All self-defense methodologies are systems that are intended to “solve your threat problem”. Lots of these systems are systemically flawed, but they still work in many situations. The key word here is many.
For example, ignoring all threats and/or denying the existence of danger is a methodology many people practice. And for a percentage of them, this method works. They live and die and they are never assaulted or victims of crime. This method is systemically flawed, yet it still works for many people.
But what is more common is for students to become believers in a system that is systemically flawed. Despite this flaw, this system will “work” in certain circumstances. Three Mile Island had a systemic safety flaw, yet for many years this flaw did not stop it’s ability to generate energy. The circumstances that expose a flaw may never arise. Thus, providing false evidence that the system is in fact “flawless”.

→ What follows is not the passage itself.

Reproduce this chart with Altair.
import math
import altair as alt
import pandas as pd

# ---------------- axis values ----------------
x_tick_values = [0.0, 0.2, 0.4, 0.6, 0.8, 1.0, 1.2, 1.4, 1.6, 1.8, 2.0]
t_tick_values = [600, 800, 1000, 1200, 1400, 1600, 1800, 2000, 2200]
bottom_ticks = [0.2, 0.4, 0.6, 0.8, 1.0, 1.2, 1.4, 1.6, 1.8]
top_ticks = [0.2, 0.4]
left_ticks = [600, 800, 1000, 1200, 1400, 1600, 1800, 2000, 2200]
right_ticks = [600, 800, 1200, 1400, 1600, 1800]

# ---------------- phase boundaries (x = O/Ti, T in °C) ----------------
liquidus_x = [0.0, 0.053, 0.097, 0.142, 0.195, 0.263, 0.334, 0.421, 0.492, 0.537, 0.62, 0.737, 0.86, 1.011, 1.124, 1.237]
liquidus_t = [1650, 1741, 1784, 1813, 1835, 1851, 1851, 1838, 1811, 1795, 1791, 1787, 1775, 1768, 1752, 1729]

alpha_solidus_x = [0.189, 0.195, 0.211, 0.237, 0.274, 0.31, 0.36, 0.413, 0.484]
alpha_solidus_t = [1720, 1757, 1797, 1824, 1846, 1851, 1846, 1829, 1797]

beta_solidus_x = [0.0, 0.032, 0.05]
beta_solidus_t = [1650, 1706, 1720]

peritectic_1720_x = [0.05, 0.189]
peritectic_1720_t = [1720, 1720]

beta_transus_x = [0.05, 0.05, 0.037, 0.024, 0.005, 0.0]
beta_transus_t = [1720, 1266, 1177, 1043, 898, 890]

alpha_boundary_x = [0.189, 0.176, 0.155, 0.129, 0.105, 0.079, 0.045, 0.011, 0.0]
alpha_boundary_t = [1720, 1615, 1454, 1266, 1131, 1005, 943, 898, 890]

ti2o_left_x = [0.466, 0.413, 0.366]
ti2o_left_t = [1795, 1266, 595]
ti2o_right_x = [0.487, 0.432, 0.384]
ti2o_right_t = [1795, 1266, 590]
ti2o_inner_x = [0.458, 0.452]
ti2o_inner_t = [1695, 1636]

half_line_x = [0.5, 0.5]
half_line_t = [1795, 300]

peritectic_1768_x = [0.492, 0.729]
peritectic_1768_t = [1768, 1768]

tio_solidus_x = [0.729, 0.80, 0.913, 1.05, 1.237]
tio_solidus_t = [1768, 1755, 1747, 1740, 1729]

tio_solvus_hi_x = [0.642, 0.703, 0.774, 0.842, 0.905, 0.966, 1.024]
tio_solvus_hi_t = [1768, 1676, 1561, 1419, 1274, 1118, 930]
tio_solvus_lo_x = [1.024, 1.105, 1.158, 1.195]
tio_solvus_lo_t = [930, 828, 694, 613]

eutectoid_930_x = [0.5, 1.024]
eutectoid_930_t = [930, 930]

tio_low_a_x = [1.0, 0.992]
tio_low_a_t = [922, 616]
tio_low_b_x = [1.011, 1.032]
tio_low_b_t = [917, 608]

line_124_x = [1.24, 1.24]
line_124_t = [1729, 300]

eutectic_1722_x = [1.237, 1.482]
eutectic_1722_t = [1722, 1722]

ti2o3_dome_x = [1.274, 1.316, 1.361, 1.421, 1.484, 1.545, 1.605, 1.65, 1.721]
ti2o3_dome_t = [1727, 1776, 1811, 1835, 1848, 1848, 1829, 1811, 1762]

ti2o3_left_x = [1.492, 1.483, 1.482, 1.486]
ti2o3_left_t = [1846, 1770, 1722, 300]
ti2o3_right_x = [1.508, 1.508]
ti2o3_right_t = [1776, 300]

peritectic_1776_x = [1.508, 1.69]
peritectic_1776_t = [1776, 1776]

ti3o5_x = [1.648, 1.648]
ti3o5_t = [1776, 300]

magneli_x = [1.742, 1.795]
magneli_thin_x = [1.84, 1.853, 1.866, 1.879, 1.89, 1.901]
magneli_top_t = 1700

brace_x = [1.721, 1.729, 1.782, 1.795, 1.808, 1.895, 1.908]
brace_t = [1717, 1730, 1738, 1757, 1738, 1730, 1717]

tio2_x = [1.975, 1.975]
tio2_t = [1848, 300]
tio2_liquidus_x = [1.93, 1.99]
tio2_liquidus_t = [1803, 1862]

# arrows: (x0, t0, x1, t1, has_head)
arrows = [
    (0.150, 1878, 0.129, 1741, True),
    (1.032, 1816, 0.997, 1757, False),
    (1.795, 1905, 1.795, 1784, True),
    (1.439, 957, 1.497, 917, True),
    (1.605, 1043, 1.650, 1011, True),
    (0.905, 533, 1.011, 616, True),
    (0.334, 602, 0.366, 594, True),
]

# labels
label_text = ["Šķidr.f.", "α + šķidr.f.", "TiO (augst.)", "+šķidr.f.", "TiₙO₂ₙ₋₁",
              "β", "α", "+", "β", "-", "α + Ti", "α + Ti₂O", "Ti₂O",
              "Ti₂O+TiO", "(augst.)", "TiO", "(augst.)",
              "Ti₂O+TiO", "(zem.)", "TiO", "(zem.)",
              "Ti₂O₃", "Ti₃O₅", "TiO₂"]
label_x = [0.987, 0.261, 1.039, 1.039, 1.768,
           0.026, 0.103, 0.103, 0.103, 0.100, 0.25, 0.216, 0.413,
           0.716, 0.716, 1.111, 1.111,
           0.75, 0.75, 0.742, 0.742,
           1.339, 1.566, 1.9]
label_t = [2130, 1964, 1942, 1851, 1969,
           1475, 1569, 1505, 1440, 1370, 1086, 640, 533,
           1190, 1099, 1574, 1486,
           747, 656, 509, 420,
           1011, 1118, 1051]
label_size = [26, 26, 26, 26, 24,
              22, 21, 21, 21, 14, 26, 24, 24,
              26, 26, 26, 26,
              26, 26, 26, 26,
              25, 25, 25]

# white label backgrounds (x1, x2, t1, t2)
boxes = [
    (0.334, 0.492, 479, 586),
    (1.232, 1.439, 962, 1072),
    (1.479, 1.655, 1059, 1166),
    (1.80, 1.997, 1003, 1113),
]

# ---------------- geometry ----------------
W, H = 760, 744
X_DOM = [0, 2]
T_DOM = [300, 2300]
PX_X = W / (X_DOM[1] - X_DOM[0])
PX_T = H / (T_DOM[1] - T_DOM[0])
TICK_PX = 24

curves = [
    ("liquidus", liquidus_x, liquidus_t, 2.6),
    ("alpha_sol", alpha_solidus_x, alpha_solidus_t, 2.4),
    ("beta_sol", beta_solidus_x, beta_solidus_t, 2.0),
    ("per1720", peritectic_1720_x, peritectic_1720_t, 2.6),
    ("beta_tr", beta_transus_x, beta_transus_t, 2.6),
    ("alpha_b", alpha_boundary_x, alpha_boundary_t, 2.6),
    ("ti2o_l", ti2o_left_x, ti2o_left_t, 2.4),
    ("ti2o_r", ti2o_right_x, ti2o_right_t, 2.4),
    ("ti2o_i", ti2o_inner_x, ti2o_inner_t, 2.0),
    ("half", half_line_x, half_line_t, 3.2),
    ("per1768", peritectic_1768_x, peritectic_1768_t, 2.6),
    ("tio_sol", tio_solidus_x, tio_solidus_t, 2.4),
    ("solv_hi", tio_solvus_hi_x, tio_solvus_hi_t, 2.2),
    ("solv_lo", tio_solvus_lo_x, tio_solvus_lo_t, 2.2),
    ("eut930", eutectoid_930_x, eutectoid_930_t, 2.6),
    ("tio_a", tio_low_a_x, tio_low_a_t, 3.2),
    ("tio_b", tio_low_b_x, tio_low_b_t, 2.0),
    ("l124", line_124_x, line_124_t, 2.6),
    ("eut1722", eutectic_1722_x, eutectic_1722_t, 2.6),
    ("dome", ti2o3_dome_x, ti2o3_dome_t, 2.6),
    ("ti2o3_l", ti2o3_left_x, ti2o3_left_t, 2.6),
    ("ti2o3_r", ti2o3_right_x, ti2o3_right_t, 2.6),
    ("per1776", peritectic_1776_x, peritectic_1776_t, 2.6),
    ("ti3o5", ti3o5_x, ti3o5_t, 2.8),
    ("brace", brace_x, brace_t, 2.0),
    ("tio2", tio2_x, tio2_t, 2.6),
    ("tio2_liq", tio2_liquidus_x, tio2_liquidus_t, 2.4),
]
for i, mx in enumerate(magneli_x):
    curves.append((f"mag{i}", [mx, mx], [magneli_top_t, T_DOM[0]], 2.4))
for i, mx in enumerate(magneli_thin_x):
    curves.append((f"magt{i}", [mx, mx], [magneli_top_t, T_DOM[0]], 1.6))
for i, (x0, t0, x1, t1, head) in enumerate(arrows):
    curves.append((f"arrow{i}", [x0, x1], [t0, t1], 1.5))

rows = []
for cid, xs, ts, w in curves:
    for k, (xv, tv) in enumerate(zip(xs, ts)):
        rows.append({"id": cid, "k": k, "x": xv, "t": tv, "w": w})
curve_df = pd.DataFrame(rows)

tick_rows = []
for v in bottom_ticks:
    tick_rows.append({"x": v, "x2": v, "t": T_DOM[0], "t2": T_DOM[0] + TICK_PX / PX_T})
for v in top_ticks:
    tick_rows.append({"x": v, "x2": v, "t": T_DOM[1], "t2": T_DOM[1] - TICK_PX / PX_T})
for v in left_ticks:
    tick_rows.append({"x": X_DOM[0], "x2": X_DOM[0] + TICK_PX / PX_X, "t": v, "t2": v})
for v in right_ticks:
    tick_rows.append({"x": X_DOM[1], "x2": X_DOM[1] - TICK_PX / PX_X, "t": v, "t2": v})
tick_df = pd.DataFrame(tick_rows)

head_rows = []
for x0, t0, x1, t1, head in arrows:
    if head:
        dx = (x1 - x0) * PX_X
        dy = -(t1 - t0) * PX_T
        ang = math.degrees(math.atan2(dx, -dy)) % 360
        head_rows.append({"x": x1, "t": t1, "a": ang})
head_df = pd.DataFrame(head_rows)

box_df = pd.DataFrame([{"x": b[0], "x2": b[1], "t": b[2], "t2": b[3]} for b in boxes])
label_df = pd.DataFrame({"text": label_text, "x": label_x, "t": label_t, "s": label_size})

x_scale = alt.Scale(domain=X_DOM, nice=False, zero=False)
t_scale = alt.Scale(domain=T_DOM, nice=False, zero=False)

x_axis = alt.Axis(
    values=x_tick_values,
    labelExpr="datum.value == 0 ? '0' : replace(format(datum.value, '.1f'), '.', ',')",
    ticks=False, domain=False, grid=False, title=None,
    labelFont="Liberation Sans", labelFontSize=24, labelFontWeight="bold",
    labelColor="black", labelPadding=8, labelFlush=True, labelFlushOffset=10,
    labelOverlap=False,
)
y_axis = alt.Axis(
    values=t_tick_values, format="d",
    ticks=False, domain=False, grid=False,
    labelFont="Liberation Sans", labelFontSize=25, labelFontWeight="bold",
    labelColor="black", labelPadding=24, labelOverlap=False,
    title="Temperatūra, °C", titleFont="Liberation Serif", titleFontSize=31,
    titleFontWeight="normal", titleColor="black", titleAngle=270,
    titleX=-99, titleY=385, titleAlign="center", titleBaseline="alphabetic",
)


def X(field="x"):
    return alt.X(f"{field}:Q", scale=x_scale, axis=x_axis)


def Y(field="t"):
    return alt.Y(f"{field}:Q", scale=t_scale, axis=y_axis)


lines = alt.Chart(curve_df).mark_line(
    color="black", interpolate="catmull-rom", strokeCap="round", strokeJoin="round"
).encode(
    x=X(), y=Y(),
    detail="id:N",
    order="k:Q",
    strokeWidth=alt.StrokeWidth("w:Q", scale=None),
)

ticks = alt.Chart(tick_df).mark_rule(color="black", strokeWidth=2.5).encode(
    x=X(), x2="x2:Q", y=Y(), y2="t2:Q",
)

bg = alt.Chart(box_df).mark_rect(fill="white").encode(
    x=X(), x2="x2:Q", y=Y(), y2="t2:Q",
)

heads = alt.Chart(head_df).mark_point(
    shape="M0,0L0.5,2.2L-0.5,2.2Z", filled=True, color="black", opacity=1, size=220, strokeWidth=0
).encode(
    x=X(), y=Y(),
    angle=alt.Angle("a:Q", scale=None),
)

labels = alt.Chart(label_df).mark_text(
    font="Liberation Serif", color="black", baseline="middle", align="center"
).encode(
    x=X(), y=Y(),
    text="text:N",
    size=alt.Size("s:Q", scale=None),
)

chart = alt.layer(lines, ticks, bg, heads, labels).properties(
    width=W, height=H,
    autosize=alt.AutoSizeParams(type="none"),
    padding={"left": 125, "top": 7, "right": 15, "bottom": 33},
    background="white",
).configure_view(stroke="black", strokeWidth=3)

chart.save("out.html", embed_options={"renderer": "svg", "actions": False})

A systemic flaw in many instructed self-defense systems (particularly for women) is that they provide the student with a sense of having the ability to handle any and all physical threats with physical “fighting” techniques. As a result, this person projects a real sense of confidence and employs boundary setting that actually deters predatory assailants looking for week and submissive victims. The student’s fighting ability maybe an illusion, but the ensuing confidence and resulting deterrence is real.
Therefore, a systemically flawed self-defense still “works” in the same way Three Mile Island worked fine for many years. My question for self-defense instructors is “Are you introducing a systemic flaw into your instructed self-defense system as a means to give your students the (false) confidence to set personal boundaries and deter predators?” And if the answer is yes, “Shouldn’t you figure out a better way?”